Without 'module use /project/project_465001363/modules/AI-20241126', which is dependent to today's workshop, how should one be able to go for 'module load singularity-userfilesystems'? Or maybe I am wrong...
- You can use "module use /appl/local/training/modules/AI-20241126" as the packages in this directory (cotainr, singularity-bindings, singularity-CPEbits, singularity-userfilesystems) will remain available even after the training.
- The precise bindings that are needed depends on what is on the system and what is in the container. Both change (the system during system updates, e.g., the libjanson.so.4 binding was not needed two system upgrades ago).
- singularity-bindings can also be installed via our EasyBuild build procedure. The precise content of the module may need to be adapted to what is in your container. It is not a universal solution which is why it is not a default on the system.
- And there are use cases where we know that CPEbits also is insufficient, even for the current containers, and more mounts from the system are needed.
- And cotainr is part of the regular software stacks on LUMI (but just before the course a bug was discovered in the then most recent version that could not be repaired in time).
Building on the previous question, how would I know what is needed and what not for each use case? Since in most cases I would get a performance penalty and not an outright failure. Would modules like CPEbits be available on a 'standard' path?
- Actually it looks like the cases where you would get a serious performance penalty are well covered by CPEbits and you'd probably get an error if it doesn't work. Most of the problems we've seen are actually cases where system libraries that are bound to the container then try to load other libraries that are not bound and not in the container.
  
  The main problem with AI software is that it needs to find the right network libraries to get good performance on SlingShot 11. So RCCL needs a plugin which is actually pre-installed in the AI containers that we offer, and everything that uses MPI should use the Cray MPI from the system to ensure that the interconnect is properly used. There are a few other solutions for MPI, but even then you'll still have to import the lower-level communication library for libfabric from the system. HPE is open-sourcing their version, but there are still problems with it.
  
  Apart from that you need properly optimised linear algebra libraries, but that is not a problem that can be solved by binding system libraries, unless you specifically build the software in the container to use those libraries. But that is beyond the scope of this course.

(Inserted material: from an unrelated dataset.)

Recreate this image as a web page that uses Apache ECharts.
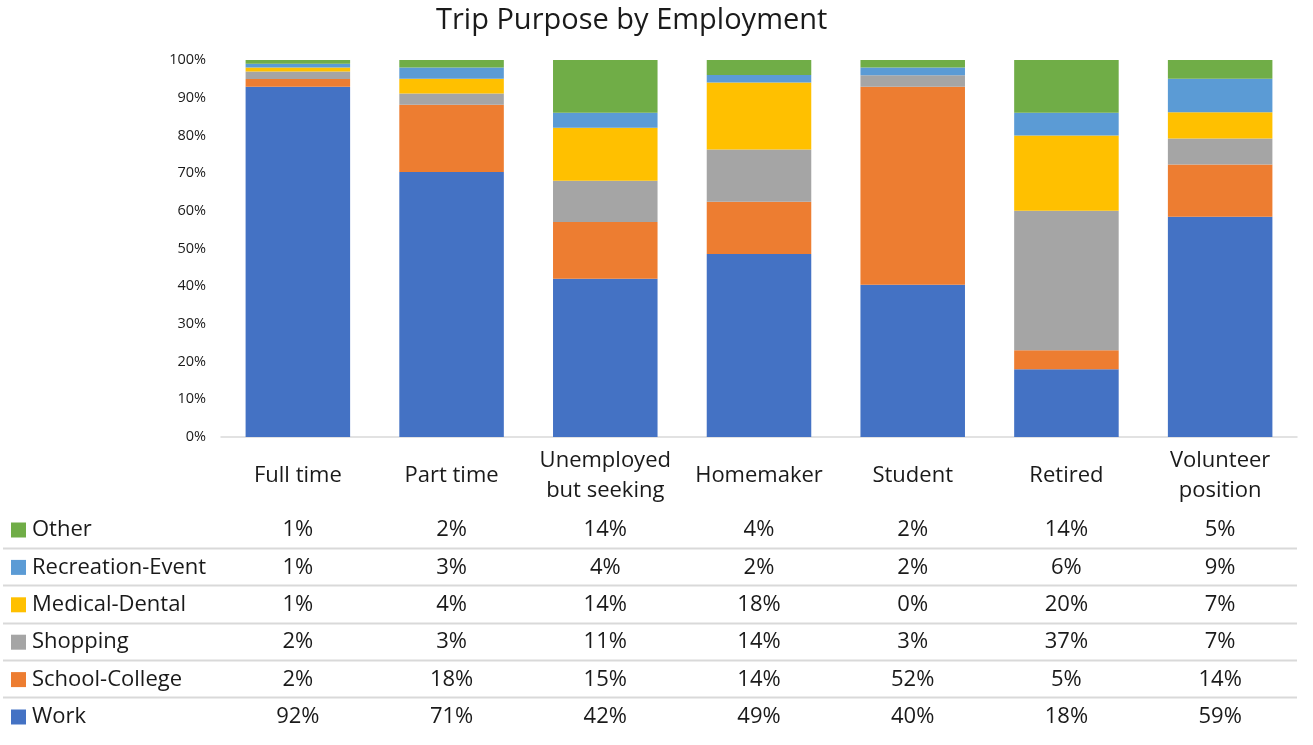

- CPEbits is not available on the standard path precisely because we cannot guarantee it works with each container. For some containers we provide container-specific modules as then we can adapt them more easily for the specific content of the container, but they may still fail after a system update. This is whey, e.g., we offer users the option to install PyTorch modules for some of the PyTorch containers that we offer. -> Support for the "important" containers like torch and tf is already very good, thank!
- Moreover, due to the large user base of LUMI, all with different requirements, the difficulties to maintain things in the central stack as we cannot remove anything because you're never sure people are using it at that time (something may turn out to be broken for some users but not for others) and because the module system would become too slow with those 1000s of modules on the system, we make most of the modules user-installable so that each project can create the software stack that is ideal for them.